Layar bercerita tentang Marni, seorang perempuan muda yang telah lama bekerja di Bioskop Merapi. Sayangnya bioskop tersebut terancam dijual karena dampak pandemi Covid-19. Marni yang sangat mencintai pekerjaannya, berusaha keras agar bioskop tersebut dapat beroperasi kembali.
Layar sebenarnya bisa menjadi film istimewa di awal tahun ini. Bagaimana tidak, di tengah lautan film horor, roman picisan, dan series latah bertema pekerja seks komersial, Layar bagaikan secercah harapan bagi penikmat film, untuk menonton sesuatu yang beda dan segar. Sebuah film dengan jajaran aktor dan aktris lokal yang sering tampil di film-film indie produksi anak Jogja. Terlebih, tema cerita yang diangkat unik, yaitu tentang pegawai bioskop.
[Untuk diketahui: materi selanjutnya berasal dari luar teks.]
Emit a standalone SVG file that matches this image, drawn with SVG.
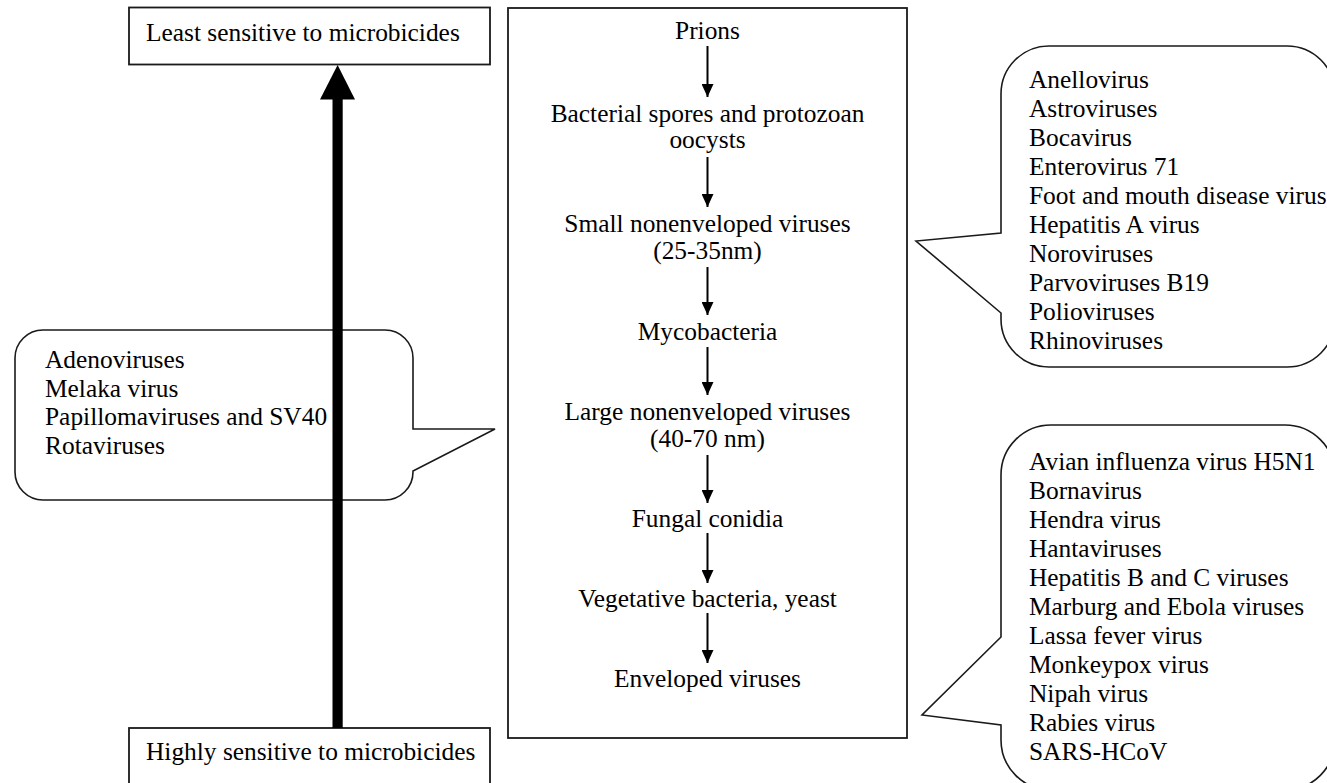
<svg xmlns="http://www.w3.org/2000/svg" width="1327" height="783" viewBox="0 0 1327 783">
  <defs>
    <marker id="ah" viewBox="0 0 13 12" refX="13" refY="6" markerWidth="13" markerHeight="12" markerUnits="userSpaceOnUse" orient="auto">
      <path d="M0,0 L13,6 L0,12 Z" fill="#000"/>
    </marker>
  </defs>
  <style>
    text { font-family: "Liberation Serif", "Times New Roman", serif; font-size: 25.4px; fill: #000; }
    .c { text-anchor: middle; }
    .box { fill: #fff; stroke: #1a1a1a; stroke-width: 1.8; }
    .callout { fill: #fff; stroke: #1a1a1a; stroke-width: 1.6; }
    .flow { stroke: #000; stroke-width: 2; fill: none; }
  </style>
  <rect width="1327" height="783" fill="#fff"/>

  <g id="least-box">
    <rect class="box" x="129" y="7.5" width="361" height="57"/>
    <text x="146" y="41">Least sensitive to microbicides</text>
  </g>

  <g id="high-box">
    <rect class="box" x="129" y="728" width="361" height="80"/>
    <text x="146" y="760">Highly sensitive to microbicides</text>
  </g>

  <g id="left-callout">
    <path class="callout" d="M43,330 H385 A28,28 0 0 1 413,358 V429 L495,429 L413,471 V472 A28,28 0 0 1 385,500 H43 A28,28 0 0 1 15,472 V358 A28,28 0 0 1 43,330 Z"/>
    <text x="45" y="368">Adenoviruses</text>
    <text x="45" y="396.7">Melaka virus</text>
    <text x="45" y="425.4">Papillomaviruses and SV40</text>
    <text x="45" y="454">Rotaviruses</text>
  </g>

  <g id="upper-right-callout">
    <path class="callout" d="M1049,46 H1287 A48,48 0 0 1 1335,94 V319 A48,48 0 0 1 1287,367 H1049 A48,48 0 0 1 1001,319 V313 L916,241 L1001,233 V94 A48,48 0 0 1 1049,46 Z"/>
    <text x="1029" y="88">Anellovirus</text>
    <text x="1029" y="117">Astroviruses</text>
    <text x="1029" y="146">Bocavirus</text>
    <text x="1029" y="175">Enterovirus 71</text>
    <text x="1029" y="204">Foot and mouth disease virus</text>
    <text x="1029" y="233">Hepatitis A virus</text>
    <text x="1029" y="262">Noroviruses</text>
    <text x="1029" y="291">Parvoviruses B19</text>
    <text x="1029" y="320">Polioviruses</text>
    <text x="1029" y="349">Rhinoviruses</text>
  </g>

  <g id="lower-right-callout">
    <path class="callout" d="M1051,425 H1285 A50,50 0 0 1 1335,475 V740 A50,50 0 0 1 1285,790 H1051 A50,50 0 0 1 1001,740 V725 L922,715 L1001,637 V475 A50,50 0 0 1 1051,425 Z"/>
    <text x="1029" y="470">Avian influenza virus H5N1</text>
    <text x="1029" y="499">Bornavirus</text>
    <text x="1029" y="528">Hendra virus</text>
    <text x="1029" y="557">Hantaviruses</text>
    <text x="1029" y="586">Hepatitis B and C viruses</text>
    <text x="1029" y="615">Marburg and Ebola viruses</text>
    <text x="1029" y="644">Lassa fever virus</text>
    <text x="1029" y="673">Monkeypox virus</text>
    <text x="1029" y="702">Nipah virus</text>
    <text x="1029" y="731">Rabies virus</text>
    <text x="1029" y="760">SARS-HCoV</text>
  </g>

  <g id="center-box">
    <rect class="box" x="508" y="8" width="399" height="730"/>
  </g>

  <g id="center-items">
    <g id="prions"><text class="c" x="707.5" y="39">Prions</text></g>
    <g id="spores"><text class="c" x="707.5" y="122">Bacterial spores and protozoan</text><text class="c" x="707.5" y="148">oocysts</text></g>
    <g id="small-nonenveloped"><text class="c" x="707.5" y="232">Small nonenveloped viruses</text><text class="c" x="707.5" y="259">(25-35nm)</text></g>
    <g id="mycobacteria"><text class="c" x="707.5" y="340">Mycobacteria</text></g>
    <g id="large-nonenveloped"><text class="c" x="707.5" y="420">Large nonenveloped viruses</text><text class="c" x="707.5" y="447">(40-70 nm)</text></g>
    <g id="fungal"><text class="c" x="707.5" y="527">Fungal conidia</text></g>
    <g id="vegetative"><text class="c" x="707.5" y="607">Vegetative bacteria, yeast</text></g>
    <g id="enveloped"><text class="c" x="707.5" y="687">Enveloped viruses</text></g>
  </g>

  <g id="connectors">
    <g id="sensitivity-arrow">
      <rect x="332.5" y="98" width="10.2" height="630" fill="#000"/>
      <path d="M320,99.5 L355,99.5 L337.6,65 Z" fill="#000"/>
    </g>
    <line class="flow" x1="707.5" y1="46" x2="707.5" y2="97" marker-end="url(#ah)"/>
    <line class="flow" x1="707.5" y1="157" x2="707.5" y2="207" marker-end="url(#ah)"/>
    <line class="flow" x1="707.5" y1="267" x2="707.5" y2="315" marker-end="url(#ah)"/>
    <line class="flow" x1="707.5" y1="347" x2="707.5" y2="395" marker-end="url(#ah)"/>
    <line class="flow" x1="707.5" y1="455" x2="707.5" y2="503" marker-end="url(#ah)"/>
    <line class="flow" x1="707.5" y1="533" x2="707.5" y2="583" marker-end="url(#ah)"/>
    <line class="flow" x1="707.5" y1="613" x2="707.5" y2="663" marker-end="url(#ah)"/>
  </g>
</svg>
Alih-alih penyegaran, namun banyak kelemahan yang membuat Layar untuk disebut film bagus saja, rasanya masih jauh. Perjuangan Marni (Siti Fauziyah) membuka bioskop kembali, terasa konyol. Sesuatu yang ia lawan adalah pandemi serta protokol pemerintah yang melarang bioskop dibuka. Kita tahu, aturan ini tidak berlaku hanya di Indonesia tapi global. Lalu, bagaimana bisa Marni yang tokoh perempuan pekerja keras dan cerdas ini, tidak berpikir ke arah sana. Bahkan, ia dan rekan-rekannya nekat mengadakan layar tancap yang jelas akan menimbulkan kerumunan.
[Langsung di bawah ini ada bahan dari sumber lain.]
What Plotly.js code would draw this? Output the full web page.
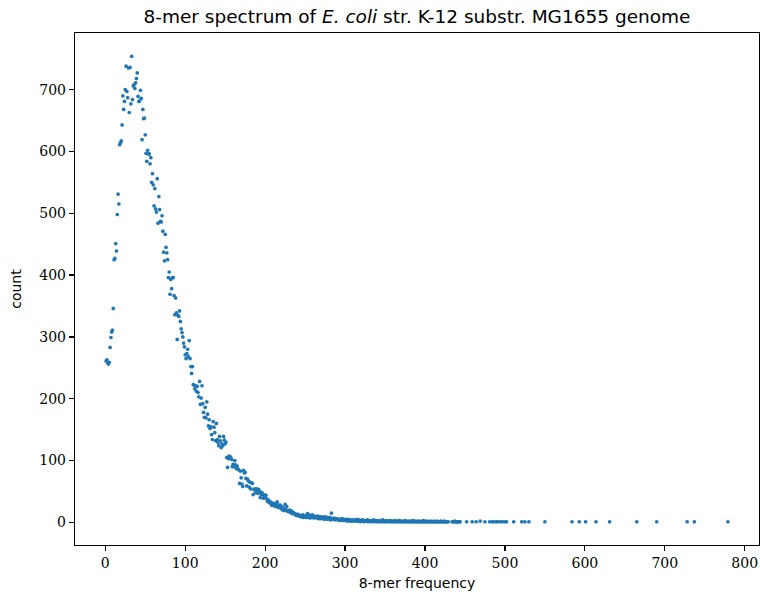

Motivasi Marni untuk membuka kembali bioskop menjadi sia-sia bagi saya. Sulit dimengerti, mengapa pembuat film menempatkan pandemi sebagai penyebab. Bioskop yang belum menggunakan pemutar digital serta fasilitas yang sudah tidak memenuhi standar, bukankah sudah cukup untuk dijadikan alasan bioskop terancam bangkrut? Menurut saya, akan lebih masuk akal jika Marni berjuang membuat bioskop jadul yg tidak laku, agar bisa laku lagi. Pandemi adalah argumen yang sungguh konyol.
Logika dalam Layar, juga sangatlah ceroboh, hingga banyak cacat cerita di sana-sini. Ending cerita mengungkapkan bahwa banyak warga sekitar yang menggantungkan hidup dari Bioskop Merapi sehingga mereka tidak mau bioskop ditutup. Padahal pada babak sebelumnya, dikatakan bioskop sudah lama merugi. Bagaimana bisa bioskop yang minim penonton bisa mempengaruhi jalannya perekonomian banyak orang?
Secara teknis pula, Layar membuat kita serasa menonton film indie khas Jogja, tapi versi panjang. Nuansa jawa yang kuat melalui dialog, logat, dan jajaran pemainnya, tapi juga warna-warna yang ditampilkan dalam film sendiri. Saya sempat bingung, kapan tepatnya setting waktu ceritanya? Warna film dan kostum para tokoh yang sebagian besar terlihat jadul, menampilkan kesan lampau. Padahal film bercerita masa pandemi, yakni sekitar tahun 2020-2021.
Beberapa adegan di bioskop, baik itu interior maupun eksterior, terasa seperti drama panggung. Hal ini disebabkan tata artistik yang kurang hidup, dan terasa sepi, ditambah lagi dengan akting sebagian tokoh yang masih sangat teatrikal. Ini termasuk Siti Fauziah, sebagai tokoh sentral. Meski terlihat berusaha keras menghidupkan tokohnya, namun mimik wajahnya sering kaku dengan intonasi berlebihan. Meski hal ini agak mengganggu, namun ia berhasil membawakan energi, semangat, dan kekhawatiran dari tokoh Marni dengan baik.
Layar terlihat terlalu banyak ingin memasukkan pesannya. Fatalnya, pesan-pesan ini dijejalkan melalui dialog pada akhir cerita. Sebenarnya Layar punya ide yang menarik, sayang sekali naskah dan eksekusinya sangat lemah.